Obstructive sleep apnea syndrome (OSAS) affects 1-3% of children aged 3-6 who snore. Late diagnosis can severely impact quality of life, causing restless sleep, behavioral issues, learning difficulties, and even cardiovascular or metabolic problems. Consult promptly if concerned.
Does your child snore frequently, sleep with mouth open and head tilted back, sweat excessively at night, or wake often? These may signal childhood OSAS. While more common in adults, it impacts children too, causing partial or total upper airway obstruction (nose, throat) during sleep, explains Dr. Annick Andrieux, a pediatric pulmonologist in Bordeaux, via the Asthma and Allergies Association website. At highest risk: premature infants, those with asthma, allergic rhinitis, recurrent ENT infections, gastroesophageal reflux, or a family history of sleep apnea. Obesity also increases likelihood. Often underdiagnosed, OSAS affects 1-3% of snoring 3-6-year-olds, per France's Haute Autorité de Santé (HAS).
Signs of Respiratory Effort
Occasional snoring with calm sleep and no daytime issues? Reassuring. But frequent snoring with labored breathing and disruptions warrants quick consultation. Untreated OSAS disrupts daily life: daytime agitation (irritability, mood swings), headaches, mouth breathing, attention deficits. Rarely, it leads to cardiovascular (hypertension) or metabolic (weight gain) issues, notes Dr. Andrieux.
Multifactorial, OSAS stems mainly from pharyngeal tissue hypertrophy (adenoids, tonsils), narrow airways, poor muscle tone, or combinations, per a 2017 Sleep Medicine study.

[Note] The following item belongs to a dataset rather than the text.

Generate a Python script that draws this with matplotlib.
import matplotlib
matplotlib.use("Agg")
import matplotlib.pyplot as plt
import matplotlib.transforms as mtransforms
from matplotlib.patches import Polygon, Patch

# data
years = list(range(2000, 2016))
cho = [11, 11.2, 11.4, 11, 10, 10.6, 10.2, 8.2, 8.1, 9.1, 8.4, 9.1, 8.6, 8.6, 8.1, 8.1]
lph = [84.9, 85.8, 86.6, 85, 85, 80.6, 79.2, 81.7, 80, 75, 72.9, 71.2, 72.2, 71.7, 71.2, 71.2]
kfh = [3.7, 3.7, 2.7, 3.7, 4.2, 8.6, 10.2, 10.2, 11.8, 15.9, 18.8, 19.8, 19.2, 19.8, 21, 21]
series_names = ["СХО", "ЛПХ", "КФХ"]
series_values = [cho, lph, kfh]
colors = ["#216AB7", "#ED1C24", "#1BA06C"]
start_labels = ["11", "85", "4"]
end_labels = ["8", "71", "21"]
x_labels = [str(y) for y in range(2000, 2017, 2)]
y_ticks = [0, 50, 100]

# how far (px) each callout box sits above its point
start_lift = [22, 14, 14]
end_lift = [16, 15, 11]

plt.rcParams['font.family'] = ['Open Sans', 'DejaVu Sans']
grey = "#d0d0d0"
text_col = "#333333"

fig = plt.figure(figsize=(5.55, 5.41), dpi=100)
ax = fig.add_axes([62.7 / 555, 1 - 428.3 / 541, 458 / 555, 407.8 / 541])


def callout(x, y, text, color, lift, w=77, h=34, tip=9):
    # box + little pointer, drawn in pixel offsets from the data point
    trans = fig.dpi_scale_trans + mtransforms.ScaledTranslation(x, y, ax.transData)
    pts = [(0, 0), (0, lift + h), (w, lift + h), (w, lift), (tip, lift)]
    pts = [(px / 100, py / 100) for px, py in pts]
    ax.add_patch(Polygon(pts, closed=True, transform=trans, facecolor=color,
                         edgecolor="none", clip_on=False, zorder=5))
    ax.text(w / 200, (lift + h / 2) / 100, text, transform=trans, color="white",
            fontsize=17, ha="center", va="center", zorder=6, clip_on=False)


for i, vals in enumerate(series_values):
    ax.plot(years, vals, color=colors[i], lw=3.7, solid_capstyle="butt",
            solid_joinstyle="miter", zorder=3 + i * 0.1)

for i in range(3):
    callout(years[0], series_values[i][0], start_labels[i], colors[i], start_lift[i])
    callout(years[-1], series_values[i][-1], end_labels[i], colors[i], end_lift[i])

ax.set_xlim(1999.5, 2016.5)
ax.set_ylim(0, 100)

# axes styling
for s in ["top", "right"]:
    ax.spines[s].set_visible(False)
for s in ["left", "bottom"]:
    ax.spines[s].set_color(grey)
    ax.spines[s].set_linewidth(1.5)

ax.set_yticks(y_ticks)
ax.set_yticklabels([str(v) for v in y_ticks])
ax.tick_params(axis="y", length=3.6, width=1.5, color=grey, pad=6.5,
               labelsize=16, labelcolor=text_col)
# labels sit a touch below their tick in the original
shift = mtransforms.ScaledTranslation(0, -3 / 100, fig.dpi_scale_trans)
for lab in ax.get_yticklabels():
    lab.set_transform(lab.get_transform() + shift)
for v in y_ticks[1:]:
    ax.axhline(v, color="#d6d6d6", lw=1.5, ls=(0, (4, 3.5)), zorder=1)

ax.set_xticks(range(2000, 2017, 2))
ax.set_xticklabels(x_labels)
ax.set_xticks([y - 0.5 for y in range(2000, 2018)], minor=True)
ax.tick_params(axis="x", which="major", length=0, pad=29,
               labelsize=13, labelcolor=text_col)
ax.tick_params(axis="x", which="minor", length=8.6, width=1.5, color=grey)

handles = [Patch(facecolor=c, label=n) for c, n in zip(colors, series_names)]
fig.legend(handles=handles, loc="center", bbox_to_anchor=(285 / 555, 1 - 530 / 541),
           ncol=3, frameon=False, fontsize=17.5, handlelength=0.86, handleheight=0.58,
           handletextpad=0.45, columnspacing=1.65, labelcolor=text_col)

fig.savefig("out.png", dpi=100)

Comprehensive Multidisciplinary Care
Treatment is tailored and team-based. Options include ENT surgery (adenoidectomy/tonsillectomy resolves symptoms in 80% of cases), orthodontics (to correct mouth-breathing jaw growth), maxillofacial/lingual physiotherapy (to reposition the tongue). "While ENT intervention is key, functional orthodontics and physiotherapy are vital," emphasizes the Morphée Network for sleep disorders. Add allergy evaluations, nasal hygiene, balanced diet, and exercise as needed. Persistent cases post-surgery may require CPAP via nasal mask.
Assess Apnea Severity with a Questionnaire
The Morphée Network offers a parent questionnaire for OSAS in 3-12-year-olds (covering breathing pauses, snoring intensity, etc.). Access it here. It's a screening tool, not a diagnosis—consult your doctor if scores raise concerns.